Possibly the earliest definite attempt to apply the screw for propelling purposes was made by David Bushnell in his abortive submarine exploit, an account of which appears in Chapter XII. hereafter;[81] but the propeller seems to have been very primitive. The screw propeller was also proposed in 1752 by the mathematician Daniel Bernoulli. A patent was granted in 1794 to William Lyttleton for a screw propeller which was caused to revolve by an endless rope passing round a wheel at the end of the axle. It was a distinct attempt to solve the problem and nearly succeeded, but it failed because there was too much of it. Had he been contented to use one pair of blades he would have obtained better results than by using two pairs of wide blades and two odd blades, arranged with three blades on either side of the axle so that his propeller became really a long spiral wheel. He also failed from the lack of sufficient power to drive the wheel, as manual labour only was used. Still, a boat fitted with this screw was tried at the Greenwich Dock, London, and a speed of two miles an hour was stated to have been obtained.

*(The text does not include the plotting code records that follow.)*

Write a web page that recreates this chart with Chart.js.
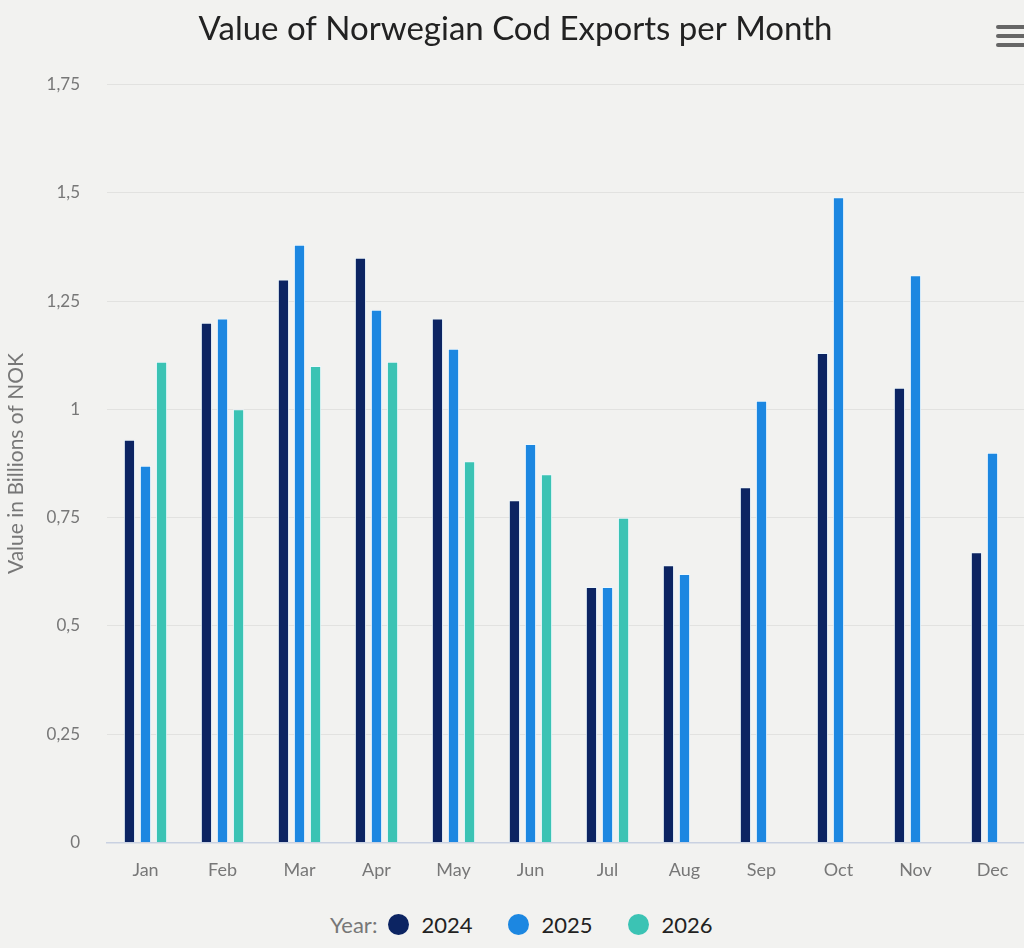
<!DOCTYPE html>
<html>
<head>
<meta charset="utf-8">
<title>Value of Norwegian Cod Exports per Month</title>
<script src="https://cdn.jsdelivr.net/npm/chart.js@4.4.0/dist/chart.umd.min.js"></script>
<style>
  html, body {
    margin: 0;
    padding: 0;
    background: #f2f2f0;
    overflow: hidden;
    font-family: Lato, "Open Sans", sans-serif;
  }
  #wrap {
    position: relative;
    width: 1031px;
    height: 900px;
  }
  #menu {
    position: absolute;
    left: 996px;
    top: 25px;
    width: 32px;
  }
  #menu div {
    height: 4px;
    border-radius: 2px;
    background: #666;
    margin-bottom: 5px;
  }
  #legend {
    position: absolute;
    left: 330px;
    top: 911px;
    display: flex;
    align-items: center;
    font-size: 22px;
  }
  #legend .lbl { color: #777; margin-right: 11px; }
  #legend .dot { width: 21px; height: 21px; border-radius: 50%; margin-right: 12px; }
  #legend .yr { color: #222; margin-right: 36px; }
</style>
</head>
<body>
<div id="wrap">
  <canvas id="myChart"></canvas>
  <div id="menu"><div></div><div></div><div></div></div>
</div>
<div id="legend"><span class="lbl">Year:</span></div>
<script>
// months on the x axis
var months = ["Jan", "Feb", "Mar", "Apr", "May", "Jun", "Jul", "Aug", "Sep", "Oct", "Nov", "Dec"];

// values in billions of NOK
var years = ["2024", "2025", "2026"];
var values2024 = [0.93, 1.2, 1.3, 1.35, 1.21, 0.79, 0.59, 0.64, 0.82, 1.13, 1.05, 0.67];
var values2025 = [0.87, 1.21, 1.38, 1.23, 1.14, 0.92, 0.59, 0.62, 1.02, 1.49, 1.31, 0.9];
var values2026 = [1.11, 1.0, 1.1, 1.11, 0.88, 0.85, 0.75, null, null, null, null, null];

var colors = ["#0c2462", "#1c87e1", "#3bc3b4"];
var yTicks = [0, 0.25, 0.5, 0.75, 1, 1.25, 1.5, 1.75];

var series = [values2024, values2025, values2026];
var datasets = [];
for (var i = 0; i < years.length; i++) {
  datasets.push({
    label: years[i],
    data: series[i],
    backgroundColor: colors[i],
    borderColor: "rgba(235, 248, 255, 0.9)",
    borderWidth: 1,
    categoryPercentage: 0.625,
    barPercentage: 0.7,
  });
}

// legend under the chart
var legend = document.getElementById("legend");
for (var j = 0; j < years.length; j++) {
  var dot = document.createElement("span");
  dot.className = "dot";
  dot.style.background = colors[j];
  var txt = document.createElement("span");
  txt.className = "yr";
  txt.innerText = years[j];
  legend.appendChild(dot);
  legend.appendChild(txt);
}

var ctx = document.getElementById("myChart").getContext("2d");
var chart = new Chart(ctx, {
  type: "bar",
  data: {
    labels: months,
    datasets: datasets,
  },
  options: {
    responsive: true,
    maintainAspectRatio: false,
    animation: false,
    layout: { padding: { right: 0, left: 0, bottom: 10, top: 0 } },
    plugins: {
      legend: { display: false },
      tooltip: { enabled: false },
      title: {
        display: true,
        text: "Value of Norwegian Cod Exports per Month",
        color: "#222",
        font: { family: "Lato", size: 33, weight: "normal" },
        padding: { top: 10, bottom: 35 },
      },
    },
    scales: {
      x: {
        grid: { display: false },
        border: { display: true, color: "#c9d1e1", width: 1.5 },
        ticks: {
          color: "#777",
          font: { family: "Lato", size: 18 },
          padding: 9,
        },
      },
      y: {
        min: 0,
        max: 1.75,
        afterBuildTicks: function (axis) {
          axis.ticks = yTicks.map(function (v) { return { value: v }; });
        },
        afterFit: function (axis) {
          axis.width = 107;
        },
        grid: { color: "#e2e2e0", drawTicks: false },
        border: { display: false },
        ticks: {
          color: "#777",
          font: { family: "Lato", size: 17 },
          padding: 27,
          callback: function (value) {
            return String(value).replace(".", ",");
          },
        },
        title: {
          display: true,
          text: "Value in Billions of NOK",
          color: "#777",
          font: { family: "Lato", size: 21 },
          padding: { top: 4, bottom: 0 },
        },
      },
    },
  },
});
</script>
</body>
</html>
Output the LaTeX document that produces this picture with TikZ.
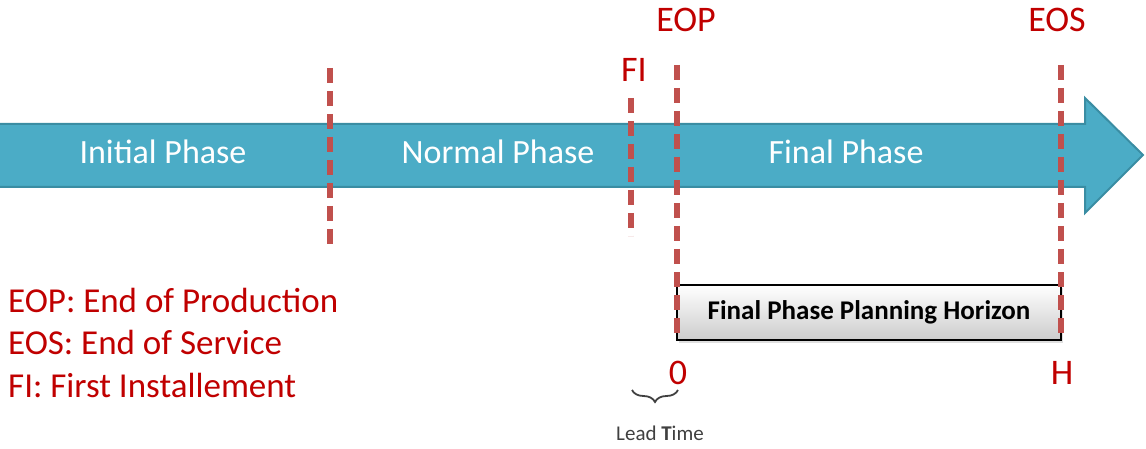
\documentclass[tikz,border=0pt]{standalone}
\usepackage{fontspec}
\setmainfont{Carlito}
\usetikzlibrary{positioning,decorations.pathreplacing,shadows}
\definecolor{phaseblue}{HTML}{4BACC6}
\definecolor{phaseedge}{HTML}{3A8DA3}
\definecolor{markred}{HTML}{C0504D}
\definecolor{labelred}{HTML}{C00000}

\tikzset{
  phase/.style={text=white, font=\fontsize{34}{34}\selectfont},
  marker/.style={text=labelred, font=\fontsize{36}{36}\selectfont},
  legend/.style={text=labelred, anchor=west, inner sep=0pt, font=\fontsize{35}{35}\selectfont},
  cutline/.style={markred, line width=6pt, dash pattern=on 15pt off 8pt},
  horizonbox/.style={draw=black, line width=1.2pt, top color=white, bottom color=black!20,
    minimum width=384pt, minimum height=55pt, inner sep=0pt, outer sep=0pt,
    font=\bfseries\fontsize{27}{27}\selectfont,
    drop shadow={shadow xshift=2pt, shadow yshift=-3pt, opacity=0.25}}
}

\begin{document}
\begin{tikzpicture}[x=1pt, y=-1pt]
    \useasboundingbox (0,0) rectangle (1146,449);

    % Zeitpfeil
    \fill[phaseblue] (0,124) -- (1085,124) -- (1085,98) -- (1143,155) -- (1085,213)
        -- (1085,187) -- (0,187) -- cycle;
    \draw[phaseedge, line width=2pt, line join=miter] (0,124) -- (1085,124) -- (1085,98)
        -- (1143,155) -- (1085,213) -- (1085,187) -- (0,187);

    % Phasen
    \node[phase] (initial) at (163,152) {Initial Phase};
    \node[phase] (normal)  at (498,152) {Normal Phase};
    \node[phase] (final)   at (846,152) {Final Phase};

    % Planungshorizont
    \node[horizonbox] (horizon) at (869,312.5) {Final Phase Planning Horizon};

    % Marken
    \node[marker] (eop) at (686,20) {EOP};
    \node[marker] (eos) at (1057,20) {EOS};
    \node[marker] (fi)  at (634,70) {FI};
    \node[marker] (zero) at (678,373) {0};
    \node[marker] (hor)  at (1062,373) {H};

    \coordinate (b1top) at (330,62);
    \coordinate (b1bot) at (330,246);
    \coordinate (fitop) at (631,98);
    \coordinate (fibot) at (631,236);
    \coordinate (eoptop) at (horizon.south west |- 0,65);
    \coordinate (eostop) at (horizon.south east |- 0,65);

    \draw[cutline, dash phase=-6pt] (b1top) -- (b1bot);
    \draw[cutline] (fitop) -- (fibot);
    \draw[cutline] (eoptop) -- (horizon.south west);
    \draw[cutline] (eostop) -- (horizon.south east);

    % Vorlaufzeit
    \coordinate (ltright) at (678,390);
    \coordinate (ltleft)  at (632,390);
    \draw[black!75, line width=1.8pt, decorate, decoration={brace, amplitude=12pt}]
        (ltright) -- (ltleft);
    \node[text=black!75, font=\fontsize{21}{21}\selectfont] (lead) at (660,433) {Lead \textbf{T}ime};

    % Legende
    \node[legend] (leop) at (8,300) {EOP: End of Production};
    \node[legend] (leos) at (8,342) {EOS: End of Service};
    \node[legend] (lfi)  at (8,385) {FI: First Installement};
\end{tikzpicture}
\end{document}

In 1800 Mr. Shorter, master of the transport Doncaster, brought out two plans of propulsion. One was in the form of two duck-foot paddles with an alternate movement; the other was a two-bladed screw propeller. The latter was attached to an inclined shaft carried by a universal joint to the deck of the vessel. One of these methods was said to have moved the Doncaster at a speed of about a mile and a half an hour, the contrivance being driven by eight men running round a capstan. It is difficult to believe from the picture which accompanies his plan, dated 1800, that a transport of the size depicted could have been moved at half that speed with the apparatus shown, although the fact that it was mechanically propelled is attested by credible witnesses.
The first really successful screw-propelled boats were those of Colonel John Stevens, which were in operation on the Hudson River from the years 1802 to 1806, and were the first to be used for the effective navigation of the waters of any country. References have already been made to Stevens’ experiment with paddle propulsion in 1796. When he, Chancellor Livingston, Nicholas J. Roosevelt, and Isambard Brunel were making experiments in steam propulsion on the Passaic River, New Jersey, they tried a horizontal centrifugal wheel in a boat of 30 tons, drawing water from the bottom of the boat and discharging it at the stern. This is in its general principles similar to the plan that Mr. Ruthven tried in England on the Waterwitch more than half a century afterwards. They also, unsuccessfully, attempted to use elliptical paddle-wheels.